А дежурные натягивали на себя одежду и хватались за резиновые дубинки.
И вот защелкали замки в дверях камер, щелк-щелк!
И захлопали дубинки по головам, а рев стал еще яростнее, все свирепел, к нему примешивались звуки борьбы, шарканье ног, и звериный визг эпилептиков, и улюлюканье юродствующих, и резкие свистки…
И вода плескала в лица врывающихся надзирателей.
А в подвале совсем тихо лежал Карли Хергезель, и лицо у него было по-детски маленькое, спокойное.
И вся эта дикая, трагическая, страшная симфония была разыграна в честь Трудель, вдовы Хергезель, урожденной Бауман.
Она же лежала внизу, наполовину на линолеуме, наполовину на грязно-сером цементном полу нижней секции.
Она лежала совсем тихо, ее маленькая бледная рука, рука девочки, была полуоткрыта. На губах запеклось немного крови, а глаза незрячим взглядом смотрели на незнакомые места.
Но слух ее, казалось, напряженно ловил неистовый, то нарастающий, то затухающий адский шум, а лоб был наморщен, как будто она размышляла, тот ли это покой, который обещал ей добрый пастор Лоренц.
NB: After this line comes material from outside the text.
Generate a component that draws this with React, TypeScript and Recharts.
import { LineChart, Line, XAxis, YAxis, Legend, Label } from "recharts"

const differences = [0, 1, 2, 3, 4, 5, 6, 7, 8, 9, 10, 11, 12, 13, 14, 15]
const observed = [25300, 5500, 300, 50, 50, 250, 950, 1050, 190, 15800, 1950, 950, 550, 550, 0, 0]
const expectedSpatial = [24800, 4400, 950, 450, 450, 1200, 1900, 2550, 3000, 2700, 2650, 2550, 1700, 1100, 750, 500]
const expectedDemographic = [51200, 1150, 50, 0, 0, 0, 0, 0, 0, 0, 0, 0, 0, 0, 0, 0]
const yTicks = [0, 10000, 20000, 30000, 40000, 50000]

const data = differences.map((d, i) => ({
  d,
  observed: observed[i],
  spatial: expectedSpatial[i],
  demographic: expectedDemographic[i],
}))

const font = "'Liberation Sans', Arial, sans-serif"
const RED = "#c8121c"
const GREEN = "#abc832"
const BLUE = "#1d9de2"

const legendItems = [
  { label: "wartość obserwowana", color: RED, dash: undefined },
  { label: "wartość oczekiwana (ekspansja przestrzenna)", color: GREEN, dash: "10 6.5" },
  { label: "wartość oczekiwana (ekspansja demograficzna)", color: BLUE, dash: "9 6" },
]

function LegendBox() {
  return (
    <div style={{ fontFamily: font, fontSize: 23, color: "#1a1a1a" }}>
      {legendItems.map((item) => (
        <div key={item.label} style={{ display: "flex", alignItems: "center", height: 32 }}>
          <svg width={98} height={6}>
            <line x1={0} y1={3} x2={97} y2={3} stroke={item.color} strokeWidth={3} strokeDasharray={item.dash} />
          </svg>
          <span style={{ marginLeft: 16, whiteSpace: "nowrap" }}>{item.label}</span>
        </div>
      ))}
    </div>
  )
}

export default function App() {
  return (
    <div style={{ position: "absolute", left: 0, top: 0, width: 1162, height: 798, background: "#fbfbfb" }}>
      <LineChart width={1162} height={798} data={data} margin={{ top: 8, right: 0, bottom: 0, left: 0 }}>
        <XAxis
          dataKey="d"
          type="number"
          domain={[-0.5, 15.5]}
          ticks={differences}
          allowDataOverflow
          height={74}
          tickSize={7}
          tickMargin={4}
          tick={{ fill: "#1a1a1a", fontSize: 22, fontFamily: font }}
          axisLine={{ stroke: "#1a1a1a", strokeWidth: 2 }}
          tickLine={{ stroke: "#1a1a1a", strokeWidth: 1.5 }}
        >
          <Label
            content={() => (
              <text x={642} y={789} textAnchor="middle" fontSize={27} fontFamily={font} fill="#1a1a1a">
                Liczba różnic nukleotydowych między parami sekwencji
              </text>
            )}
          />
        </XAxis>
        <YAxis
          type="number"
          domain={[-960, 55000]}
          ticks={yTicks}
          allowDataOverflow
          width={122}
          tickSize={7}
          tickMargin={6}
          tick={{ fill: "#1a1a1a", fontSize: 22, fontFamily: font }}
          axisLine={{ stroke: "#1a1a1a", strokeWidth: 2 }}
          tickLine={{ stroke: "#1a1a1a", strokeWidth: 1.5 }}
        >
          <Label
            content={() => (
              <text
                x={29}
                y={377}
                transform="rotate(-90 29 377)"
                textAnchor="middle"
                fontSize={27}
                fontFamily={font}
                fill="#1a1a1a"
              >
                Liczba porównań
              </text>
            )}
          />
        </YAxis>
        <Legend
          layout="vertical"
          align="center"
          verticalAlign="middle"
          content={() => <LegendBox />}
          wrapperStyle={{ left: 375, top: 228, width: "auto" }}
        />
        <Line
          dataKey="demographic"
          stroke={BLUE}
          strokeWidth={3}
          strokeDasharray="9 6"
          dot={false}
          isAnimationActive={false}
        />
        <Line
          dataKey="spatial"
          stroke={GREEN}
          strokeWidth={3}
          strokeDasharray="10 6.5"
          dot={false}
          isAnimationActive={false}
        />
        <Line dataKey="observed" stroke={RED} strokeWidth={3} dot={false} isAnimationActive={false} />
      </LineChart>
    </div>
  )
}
Однако в результате расследования этого самоубийства от должности был отстранен не пьянчуга-врач, а тюремный священник Фридрих Лоренц. Против священника было возбуждено дело. Ибо нельзя допустить, чтобы заключенный сам выбрал себе смерть, — это считается Преступлением и пособничеством преступлению. Только государство и его присные имеют на это право.
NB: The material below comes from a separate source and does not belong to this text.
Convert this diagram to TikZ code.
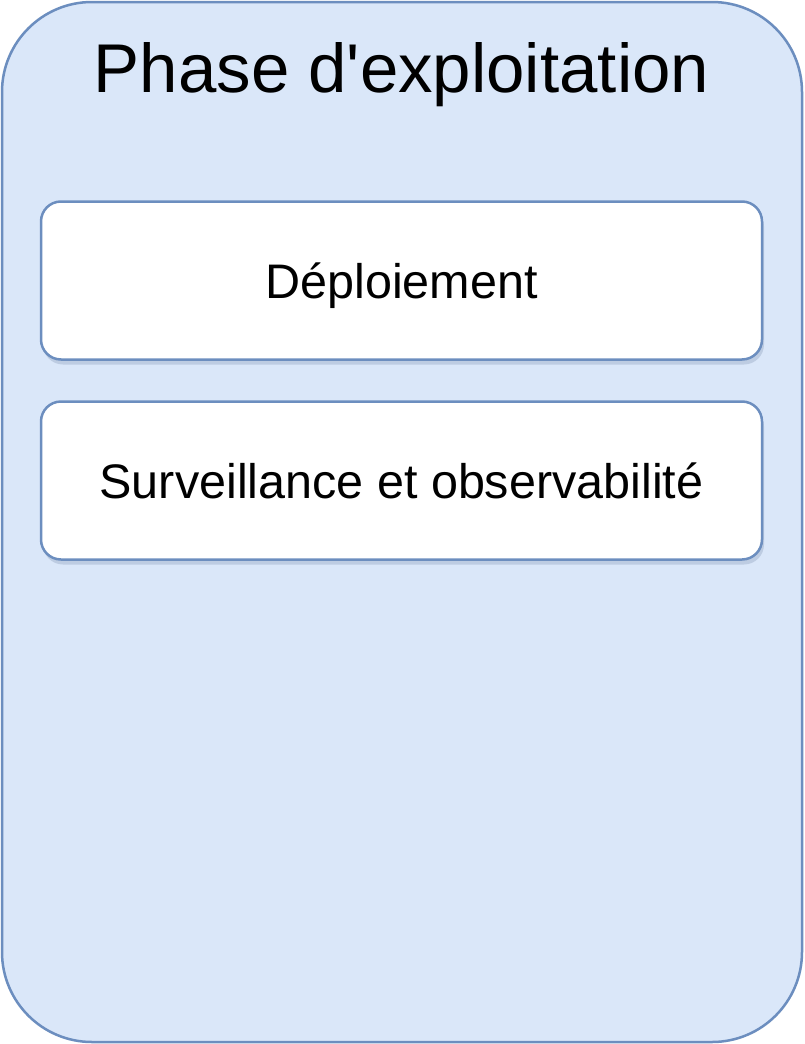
\documentclass[tikz,border=0pt]{standalone}
\usepackage{fontspec}
\setmainfont{Liberation Sans}
\newfontfamily\titlefont[Ligatures=TeXOff]{Liberation Sans}
\usetikzlibrary{shadows}
\definecolor{panelfill}{HTML}{DAE7F9}
\definecolor{panelline}{HTML}{6C8EBF}
\tikzset{
  panel/.style={draw=panelline, fill=panelfill, line width=2.5pt, rounded corners=90pt},
  itembox/.style={draw=panelline, fill=white, line width=2.5pt, rounded corners=20pt,
    minimum width=721pt, minimum height=158pt, inner sep=0pt,
    text height=35pt, text depth=0pt, font=\fontsize{48.5}{58}\selectfont,
    drop shadow={shadow xshift=2pt, shadow yshift=-5pt, opacity=0.2, fill=panelline!70!black}},
  titletext/.style={font=\titlefont\fontsize{69}{80}\selectfont, anchor=base, inner sep=0pt}
}
\begin{document}
\begin{tikzpicture}[x=1pt,y=-1pt]
  \useasboundingbox (0,0) rectangle (804,1044);
  \fill[white] (0,0) rectangle (804,1044);
  \draw[panel] (2,2) rectangle (802,1042);
  \node[titletext] (title) at (401.5,92) {Phase d'exploitation};
  \node[itembox] (deploy) at (401.5,280.5) {Déploiement};
  \node[itembox] (monitor) at (401.5,480.5) {Surveillance et observabilité};
\end{tikzpicture}
\end{document}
Когда гестаповский чиновник проламывает прикладом голову человеку, а пьяный врач не делает попытки спасти умирающего, тогда все в порядке. Но когда священник не препятствует самоубийству и допускает свободу выбора у заключенного, которому ее иметь не положено, тогда оказывается, что он совершил преступление и должен за это расплачиваться.
К несчастью, пастор Фридрих Лоренц — по примеру пресловутой Хергезель — уклонился от расплаты за свое преступление. Он умер от легочного кровотечения в ту самую минуту, как его пришли арестовать. Помимо всего, он был заподозрен в безнравственных отношениях со своими подопечными. И вот он обрел покой, о котором говорил, и от многого был избавлен.
Но ввиду всего этого фрау Анна Квангель до самого суда не узнала о смерти Трудель и Карла Хергезель, так как преемник доброго пастора боялся или просто не желал поддерживать связь между заключенными. Он строго ограничил свою деятельность спасением душ, и притом только в тех случаях, когда его об этом просили.